Apart from Lagos and its environs where the product sells at the official price, a litre of fuel in Akwa Ibom, Imo, Anambra, Zamfara, Yobe, Kwara, Taraba and some other states is still as high as between N120 and N130.
Meanwhile, private petroleum product importers have continued to meet their 22 per cent allocation despite government’s silence on subsidy in 2016. Although they have always complained about the non-payment of subsidy arrears and difficulty in sourcing foreign exchange for fuel importation, an investigation revealed that the marketers have been importing fuel under the current circumstances.
Neither MOMAN nor Independent Petroleum Marketers (IPM) was willing to give reasons for the continued supply of PMS despite the uncertainty surrounding subsidy in 2016. But according to a marketer who spoke in confidence, they have to continue to import to be in business as they are still making profit under the new pricing regime.
According to the source, with the landing cost of PMS put at N59.35 as at February 8, 2016, ex-depot price, N76.50; expected open market price, N73.65 and the regulated price put at N86.50, marketers can survive without subsidy.
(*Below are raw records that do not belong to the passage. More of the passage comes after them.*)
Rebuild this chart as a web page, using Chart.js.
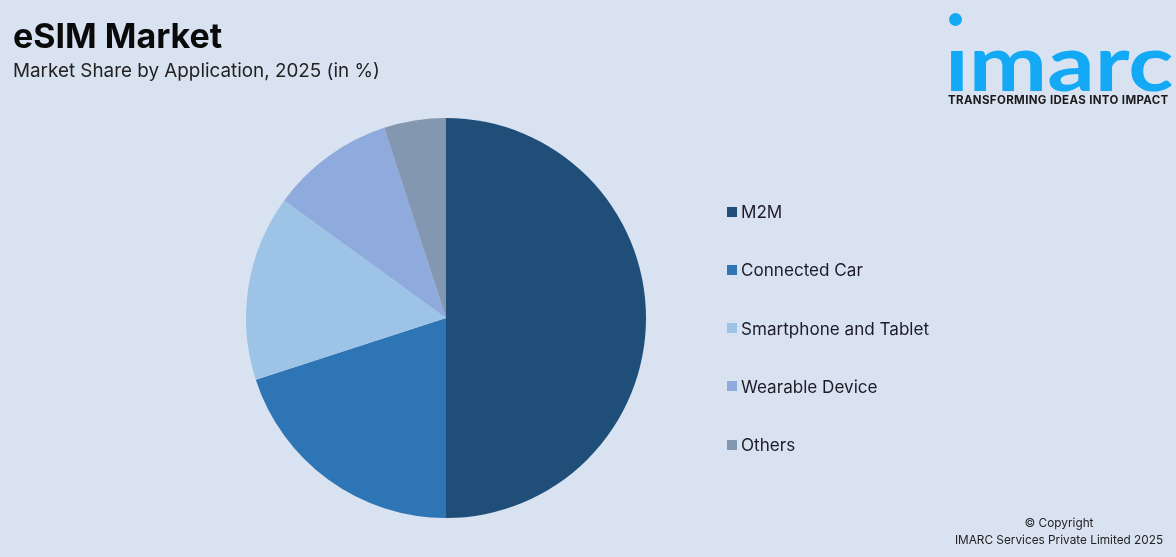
<!DOCTYPE html>
<html>
<head>
<meta charset="utf-8">
<title>eSIM Market</title>
<script src="https://cdn.jsdelivr.net/npm/chart.js@4"></script>
<style>
  html, body { margin: 0; padding: 0; }
  body { width: 1176px; height: 557px; background: #d9e2f1; position: relative; overflow: hidden; font-family: Inter, "Noto Sans", sans-serif; color: #111; }
  #pie { position: absolute; left: 0; top: 0; }
  .title { position: absolute; left: 13px; top: 16px; font-size: 34px; line-height: 40px; font-weight: 700; white-space: nowrap; color: #0a0a0a; }
  .subtitle { position: absolute; left: 13px; top: 58px; font-size: 18.85px; line-height: 26px; white-space: nowrap; color: #222; }
  #legend { position: absolute; left: 727px; top: 182.4px; }
  .row { height: 58.25px; display: flex; align-items: center; font-size: 17.1px; color: #1c1c28; white-space: nowrap; }
  .swatch { width: 10px; height: 10px; margin-right: 4px; }
  .logo { position: absolute; left: 945px; top: 13px; width: 226px; height: 99px; }
  .logo .dot { position: absolute; left: 4px; top: 0; width: 13px; height: 13px; border-radius: 50%; background: #14a9f5; }
  .logo .word { position: absolute; left: 0; top: 6px; font-family: Lato, sans-serif; font-size: 78px; line-height: 84px; font-weight: 700; color: #14a9f5; white-space: nowrap; transform-origin: 0 0; transform: scaleX(1.2); }
  .logo .word .stem { display: inline-block; clip-path: inset(30px 0 0 0); }
  .logo .tag { position: absolute; left: 3px; top: 80px; font-size: 11.5px; font-weight: 700; color: #1a1a1a; white-space: nowrap; letter-spacing: 0.35px; }
  .footer { position: absolute; left: 924px; width: 270px; top: 515px; text-align: center; font-size: 11.8px; line-height: 17px; color: #222; }
</style>
</head>
<body>
<canvas id="pie" width="1176" height="557"></canvas>
<div class="title">eSIM Market</div>
<div class="subtitle">Market Share by Application, 2025 (in %)</div>
<div id="legend"></div>
<div class="logo">
  <div class="word"><span class="stem">i</span>marc</div>
  <div class="dot"></div>
  <div class="tag">TRANSFORMING IDEAS INTO IMPACT</div>
</div>
<div class="footer">© Copyright<br>IMARC Services Private Limited 2025</div>
<script>
const categories = ['M2M', 'Connected Car', 'Smartphone and Tablet', 'Wearable Device', 'Others'];
const shares = [50, 20, 15, 10, 5];
const sliceColors = ['#1f4e79', '#2e75b6', '#9dc3e6', '#8faadc', '#8497b0'];

// Legend sits apart from the pie, so build it by hand
const legend = document.getElementById('legend');
categories.forEach((name, i) => {
  const row = document.createElement('div');
  row.className = 'row';
  const swatch = document.createElement('span');
  swatch.className = 'swatch';
  swatch.style.background = sliceColors[i];
  row.appendChild(swatch);
  row.appendChild(document.createTextNode(name));
  legend.appendChild(row);
});

const ctx = document.getElementById('pie').getContext('2d');
new Chart(ctx, {
  type: 'pie',
  data: {
    labels: categories,
    datasets: [{
      data: shares,
      backgroundColor: sliceColors,
      borderWidth: 0
    }]
  },
  options: {
    responsive: false,
    animation: false,
    layout: { padding: { left: 246, right: 530, top: 118, bottom: 39 } },
    plugins: {
      legend: { display: false },
      tooltip: { enabled: false }
    }
  }
});
</script>
</body>
</html>
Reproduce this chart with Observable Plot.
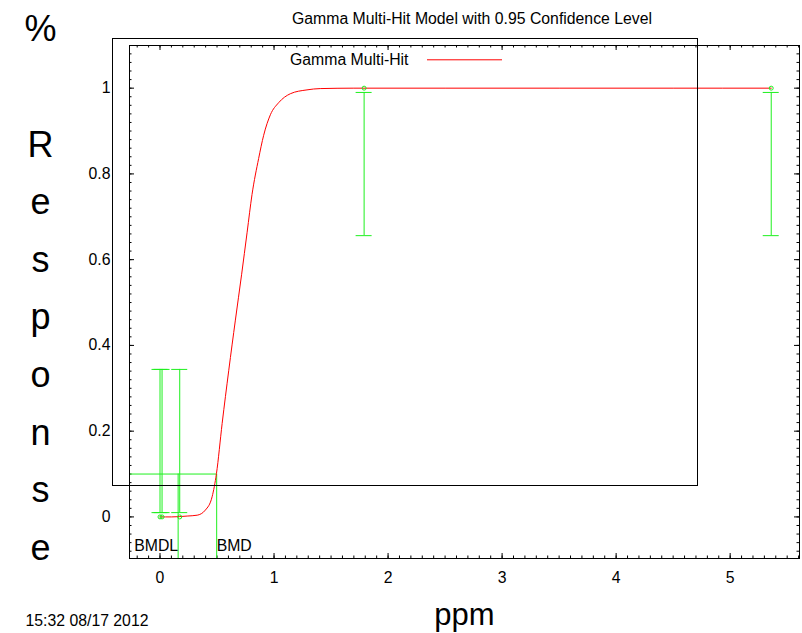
<!DOCTYPE html>
<html><head><meta charset="utf-8">
<script src="https://cdn.jsdelivr.net/npm/d3@7"></script>
<script src="https://cdn.jsdelivr.net/npm/@observablehq/plot@0.6"></script>
<style>body{margin:0;background:#fff}</style>
</head><body><div id="chart"></div>
<script>
// ---- data ----
const doses     = [0, 0.018, 0.173, 1.79, 5.36];
const responses = [0, 0, 0, 1, 1];
const lowerCI   = [0.010, 0.010, 0.010, 0.656, 0.656];
const upperCI   = [0.344, 0.344, 0.344, 0.990, 0.990];
const curveDose = [0, 0.1, 0.238, 0.326, 0.398, 0.457, 0.495, 0.545, 0.603, 0.661, 0.716, 0.764, 0.807, 0.865, 0.909, 0.968, 1.040, 1.143, 1.289, 1.405, 1.7, 2.5, 3.5, 4.5, 5.36];
const curveResp = [0, 0, 0.002, 0.004, 0.016, 0.047, 0.101, 0.218, 0.342, 0.459, 0.566, 0.664, 0.752, 0.836, 0.890, 0.938, 0.966, 0.987, 0.996, 0.999, 1, 1, 1, 1, 1];
const bmr = 0.1, bmd = 0.497, bmdl = 0.159;
const xTickValues = [0, 1, 2, 3, 4, 5];
const xTickLabels = ["0", "1", "2", "3", "4", "5"];
const yTickValues = [0, 0.2, 0.4, 0.6, 0.8, 1];
const yTickLabels = ["0", "0.2", "0.4", "0.6", "0.8", "1"];
const titleText = "Gamma Multi-Hit Model with 0.95 Confidence Level";
const xLabel = "ppm";
const yLabel = "% Response";
const legendLabel = "Gamma Multi-Hit";
const stamp = "15:32 08/17 2012";

// ---- layout ----
const W = 802, H = 633, mL = 129, mR = 3, mT = 45, mB = 75;
const xMin = -0.2675, xMax = 5.608, yMin = -0.097, yMax = 1.0995;
const pxX = (xMax - xMin) / (W - mL - mR);
const pxY = (yMax - yMin) / (H - mT - mB);
const green = "#1ef01e";

const points = doses.map((d, i) => ({dose: d, resp: responses[i], lo: lowerCI[i], hi: upperCI[i]}));
const curve = curveDose.map((d, i) => ({dose: d, resp: curveResp[i]}));

const xMinor = d3.range(-2, 57).map(k => k / 10).filter(v => v > xMin && v < xMax);
const yMinor = d3.range(-4, 55).map(k => k / 50).filter(v => v > yMin && v < yMax);

const font = "'Liberation Sans', Arial, Helvetica, sans-serif";
const fs = 15.8;

const chart = Plot.plot({
  width: W, height: H,
  marginLeft: mL, marginRight: mR, marginTop: mT, marginBottom: mB,
  x: {domain: [xMin, xMax], axis: null},
  y: {domain: [yMin, yMax], axis: null},
  style: {fontFamily: font, fontSize: fs + "px", background: "#fff", color: "#000"},
  marks: [
    // minor / major ticks, all four sides, inward
    Plot.ruleX(xMinor, {x: d => d, y1: yMin, y2: yMin + 2.5 * pxY, stroke: "#000"}),
    Plot.ruleX(xMinor, {x: d => d, y1: yMax, y2: yMax - 2.5 * pxY, stroke: "#000"}),
    Plot.ruleX(xTickValues, {x: d => d, y1: yMin, y2: yMin + 5 * pxY, stroke: "#000"}),
    Plot.ruleX(xTickValues, {x: d => d, y1: yMax, y2: yMax - 5 * pxY, stroke: "#000"}),
    Plot.ruleY(yMinor, {y: d => d, x1: xMin, x2: xMin + 2.5 * pxX, stroke: "#000"}),
    Plot.ruleY(yMinor, {y: d => d, x1: xMax, x2: xMax - 2.5 * pxX, stroke: "#000"}),
    Plot.ruleY(yTickValues, {y: d => d, x1: xMin, x2: xMin + 5 * pxX, stroke: "#000"}),
    Plot.ruleY(yTickValues, {y: d => d, x1: xMax, x2: xMax - 5 * pxX, stroke: "#000"}),
    // tick labels
    Plot.text(xTickValues, {x: d => d, y: yMin, text: (d, i) => xTickLabels[i], dy: 19, lineAnchor: "middle", fill: "#000", fontSize: fs}),
    Plot.text(yTickValues, {x: xMin, y: d => d, text: (d, i) => yTickLabels[i], dx: -19, textAnchor: "end", lineAnchor: "middle", fill: "#000", fontSize: fs}),
    // BMD lines
    Plot.ruleY([bmr], {y: d => d, x1: xMin, x2: bmd, stroke: green}),
    Plot.ruleX([bmd], {x: d => d, y1: yMin, y2: bmr, stroke: green}),
    Plot.ruleX([bmdl], {x: d => d, y1: yMin, y2: bmr, stroke: green}),
    Plot.text([bmdl], {x: d => d, y: yMin, text: () => "BMDL", textAnchor: "end", lineAnchor: "middle", dy: -12.5, fill: "#000", fontSize: fs}),
    Plot.text([bmd], {x: d => d, y: yMin, text: () => "BMD", textAnchor: "start", lineAnchor: "middle", dy: -12.5, fill: "#000", fontSize: fs}),
    // model curve
    Plot.line(curve, {x: "dose", y: "resp", stroke: "#ff0000", strokeWidth: 1, curve: "monotone-x"}),
    // error bars
    Plot.ruleX(points, {x: "dose", y1: "lo", y2: "hi", stroke: green}),
    Plot.ruleY(points, {y: "hi", x1: d => d.dose - 8 * pxX, x2: d => d.dose + 8 * pxX, stroke: green}),
    Plot.ruleY(points, {y: "lo", x1: d => d.dose - 8 * pxX, x2: d => d.dose + 8 * pxX, stroke: green}),
    Plot.dot(points, {x: "dose", y: "resp", r: 2, stroke: green, fill: "none", strokeWidth: 1}),
    // legend
    Plot.text([legendLabel], {frameAnchor: "top-left", text: d => d, dx: 279, dy: 14.5, textAnchor: "end", lineAnchor: "middle", fill: "#000", fontSize: fs}),
    Plot.ruleY([yMax], {y: d => d, dy: 14.3, insetLeft: 298, insetRight: 297, stroke: "#ff0000"}),
    // key box
    Plot.frame({stroke: "#000", insetLeft: -17, insetRight: 102, insetTop: -7, insetBottom: 73}),
    Plot.frame({stroke: "#000"}),
    // titles
    Plot.text([titleText], {frameAnchor: "top", text: d => d, dx: 7.5, dy: -27, lineAnchor: "middle", fill: "#000", fontSize: fs}),
    Plot.text([xLabel], {frameAnchor: "bottom", text: d => d, dy: 57, lineAnchor: "middle", fontSize: 31, fill: "#000"}),
    Plot.text([yLabel.split("").join("\n")], {frameAnchor: "top-left", text: d => d, dx: -89, dy: -45, lineAnchor: "top", lineHeight: 1.6, fontSize: 36, textAnchor: "middle", fill: "#000"}),
    Plot.text([stamp], {frameAnchor: "bottom-left", text: d => d, dx: -104, dy: 62, textAnchor: "start", lineAnchor: "middle", fill: "#000", fontSize: fs})
  ]
});
document.getElementById("chart").appendChild(chart);
</script>
</body></html>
“We have made a case to the Federal Government to support IPMAN in mobilising our foreign partners in importing petroleum products at no cost or without subsidies payment to government. We have done all our mathematics that through our new model of crude oil swap arrangement, we can wet the country with petrol and kerosene and still gain from the transactions,” the source said.
The marketer noted that if the government removed the fuel subsidy and regulated the price at which the major oil dealers sold to other independent marketers, this would bring down the price of a litre of PMS.
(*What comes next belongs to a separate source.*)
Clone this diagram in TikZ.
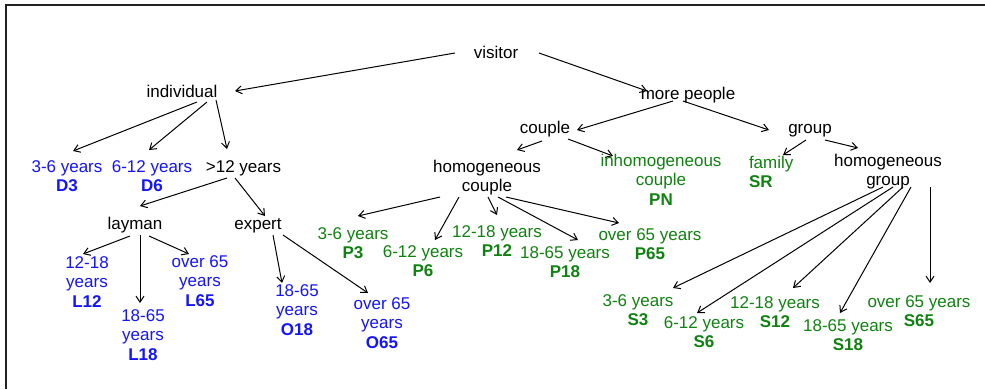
\documentclass[tikz,border=0pt]{standalone}
\usepackage{fontspec}
\setmainfont{Liberation Sans}
\usetikzlibrary{arrows.meta,calc}
\definecolor{cblue}{RGB}{20,20,255}
\definecolor{cgreen}{RGB}{16,130,16}
\definecolor{frame}{RGB}{34,34,34}
\newcommand\fs{\rule{0pt}{12.1pt}}
\begin{document}
\begin{tikzpicture}[x=1pt,y=-1pt,
  every node/.style={inner sep=0pt, outer sep=0pt, anchor=north, align=center,
    font=\fontsize{17}{19.5}\selectfont},
  bl/.style={text=cblue},
  gr/.style={text=cgreen},
  arr/.style={-{Straight Barb[length=6pt,width=8pt]}, line width=1pt}]
\useasboundingbox (0,0) rectangle (985,389);
\fill[white] (0,0) rectangle (985,389);
\draw[frame, line width=1.6pt] (6,389) -- (6,5) -- (985,5);

% nodes
\node (vis) at (496,45.9) {\fs visitor};
\node (ind) at (182,84.9) {\fs individual};
\node (more) at (688,86.9) {\fs more people};
\node (cpl) at (545,120.9) {\fs couple};
\node (grp) at (810,120.9) {\fs group};
\node[bl] (d3) at (67,159.9) {\fs 3-6 years\\\textbf{D3}};
\node[bl] (d6) at (152,159.9) {\fs 6-12 years\\\textbf{D6}};
\node (gt12) at (243.5,159.9) {\fs >12 years};
\node (hc) at (487,159.9) {\fs homogeneous\\couple};
\node[gr] (inh) at (661,153.9) {\fs inhomogeneous\\couple\\\textbf{PN}};
\node[gr, anchor=north west, align=left] (fam) at (749,155.9) {\fs family\\\textbf{SR}};
\node (hg) at (888,153.9) {\fs homogeneous\\group};
\node (lay) at (135,216.9) {\fs layman};
\node (exp) at (258,216.9) {\fs expert};
\node[bl] (l12) at (87,255.9) {\fs 12-18\\years\\\textbf{L12}};
\node[bl] (l65) at (200,254.9) {\fs over 65\\years\\\textbf{L65}};
\node[bl] (l18) at (143,308.9) {\fs 18-65\\years\\\textbf{L18}};
\node[bl] (o18) at (297,283.9) {\fs 18-65\\years\\\textbf{O18}};
\node[bl] (o65) at (382,296.9) {\fs over 65\\years\\\textbf{O65}};
\node[gr] (p3) at (353,226.9) {\fs 3-6 years\\\textbf{P3}};
\node[gr] (p6) at (423,244.9) {\fs 6-12 years\\\textbf{P6}};
\node[gr] (p12) at (497,224.9) {\fs 12-18 years\\\textbf{P12}};
\node[gr] (p18) at (565,245.9) {\fs 18-65 years\\\textbf{P18}};
\node[gr] (p65) at (650,227.9) {\fs over 65 years\\\textbf{P65}};
\node[gr] (s3) at (638,293.9) {\fs 3-6 years\\\textbf{S3}};
\node[gr] (s6) at (704,315.9) {\fs 6-12 years\\\textbf{S6}};
\node[gr] (s12) at (775,295.9) {\fs 12-18 years\\\textbf{S12}};
\node[gr] (s18) at (848,318.9) {\fs 18-65 years\\\textbf{S18}};
\node[gr] (s65) at (919,294.9) {\fs over 65 years\\\textbf{S65}};

% connectors
\draw[arr] ($(vis.north)+(-41,7.1)$) -- ($(ind.north)+(53,6.1)$);
\draw[arr] ($(vis.north)+(43,7.1)$) -- ($(more.north)+(-41,4.1)$);
\draw[arr] ($(ind.north)+(15,17.1)$) -- ($(d3.north)+(6,-8.9)$);
\draw[arr] ($(ind.north)+(25,17.1)$) -- ($(d6.north)+(-3,-9.9)$);
\draw[arr] ($(ind.north)+(34,15.1)$) -- ($(gt12.north)+(-16.5,-10.9)$);
\draw[arr] ($(gt12.north)+(-16.5,18.1)$) -- ($(lay.north)+(5,-10.9)$);
\draw[arr] ($(gt12.north)+(-8.5,18.1)$) -- ($(exp.north)+(7,-0.9)$);
\draw[arr] ($(lay.north)+(-5,19.1)$) -- ($(l12.north)+(-4,-1.9)$);
\draw[arr] ($(lay.north)+(5,18.1)$) -- ($(l18.north)+(-3,-5.9)$);
\draw[arr] ($(lay.north)+(14,19.1)$) -- ($(l65.north)+(-11,-0.9)$);
\draw[arr] ($(exp.north)+(15,18.1)$) -- ($(o18.north)+(-15,-0.9)$);
\draw[arr] ($(exp.north)+(25,18.1)$) -- ($(o65.north)+(-14,-3.9)$);
\draw[arr] ($(more.north)+(-15,14.1)$) -- ($(cpl.north)+(32,9.1)$);
\draw[arr] ($(more.north)+(-5,14.1)$) -- ($(grp.north)+(-41,9.1)$);
\draw[arr] ($(cpl.north)+(-3,20.1)$) -- ($(hc.north)+(30,-9.9)$);
\draw[arr] ($(cpl.north)+(23,18.1)$) -- ($(inh.north)+(-48,2.1)$);
\draw[arr] ($(grp.north)+(-4,19.1)$) -- ($(fam.north west)+(34,-0.9)$);
\draw[arr] ($(grp.north)+(15,19.1)$) -- ($(hg.north)+(-30,-5.9)$);
\draw[arr] ($(hc.north)+(-47,37.1)$) -- ($(p3.north)+(5,-10.9)$);
\draw[arr] ($(hc.north)+(-28,37.1)$) -- ($(p6.north)+(12,-4.9)$);
\draw[arr] ($(hc.north)+(1,37.1)$) -- ($(p12.north)+(0,-9.9)$);
\draw[arr] ($(hc.north)+(11,37.1)$) -- ($(p18.north)+(13,-5.9)$);
\draw[arr] ($(hc.north)+(19,37.1)$) -- ($(p65.north)+(-31,-4.9)$);
\draw[arr] ($(hg.north)+(-5,33.1)$) -- ($(s3.north)+(35,-5.9)$);
\draw[arr] ($(hg.north)+(5,33.1)$) -- ($(s6.north)+(-7,-2.9)$);
\draw[arr] ($(hg.north)+(15,33.1)$) -- ($(s12.north)+(18,-7.9)$);
\draw[arr] ($(hg.north)+(23,33.1)$) -- ($(s18.north)+(-8,-5.9)$);
\draw[arr] ($(hg.north)+(42,33.1)$) -- ($(s65.north)+(11,-11.9)$);
\end{tikzpicture}
\end{document}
“The first thing the government should do is to remove the subsidy on fuel, because the so-called subsidy is going into some private pockets. Then, it should regulate the price at which major petroleum dealers should sell the product to other independent marketers,” he said.
The Minister of State for Petroleum, Dr. Ibe Kachikwu, had affirmed government’s resolve to scrap oil subsidy because of an alleged fraud around it.
Kachikwu said the non-payment of subsidy would remain the same, as long as market trends allowed. The price modulation, according to the minister, is not an outright removal of petrol subsidy. He explained that a periodical review of the petroleum pricing template and a flexible management of the pricing system would be considered.
The price modulation, the government stressed, would be predicated on a N97 per litre projection, which would be a cap on the price of fuel with a gradual increase between the band of the current price of N87 and N97 until a fair price was reached in the pricing review.
There has been an argument whether government should continue to subsidise petrol in the country, with the organised labour insisting that government should continue to pay subsidy.
The President of the Trade Union Congress (TUC), Bobboi Kaiýgama, said since the price of crude oil in the international market had dropped drastically, there was the need for government to drastically reduce the price of fuel locally. He advocated a stakeholders’ meeting to discuss the subsidy and why it has become impossible to refine and purchase fuel at N50 per litre.
But the Manufacturers Association of Nigeria (MAN) described fuel subsidy, as a “major source of wastage of foreign exchange”, arguing that it would stop naturally with the privatisation of the oil and gas sector to promote emergence of private refineries.
The president of the association, Dr. Frank Udemba Jacobs, urged the government to revisit the issue of private refineries and carry out investigations into why those granted licences have not started operations.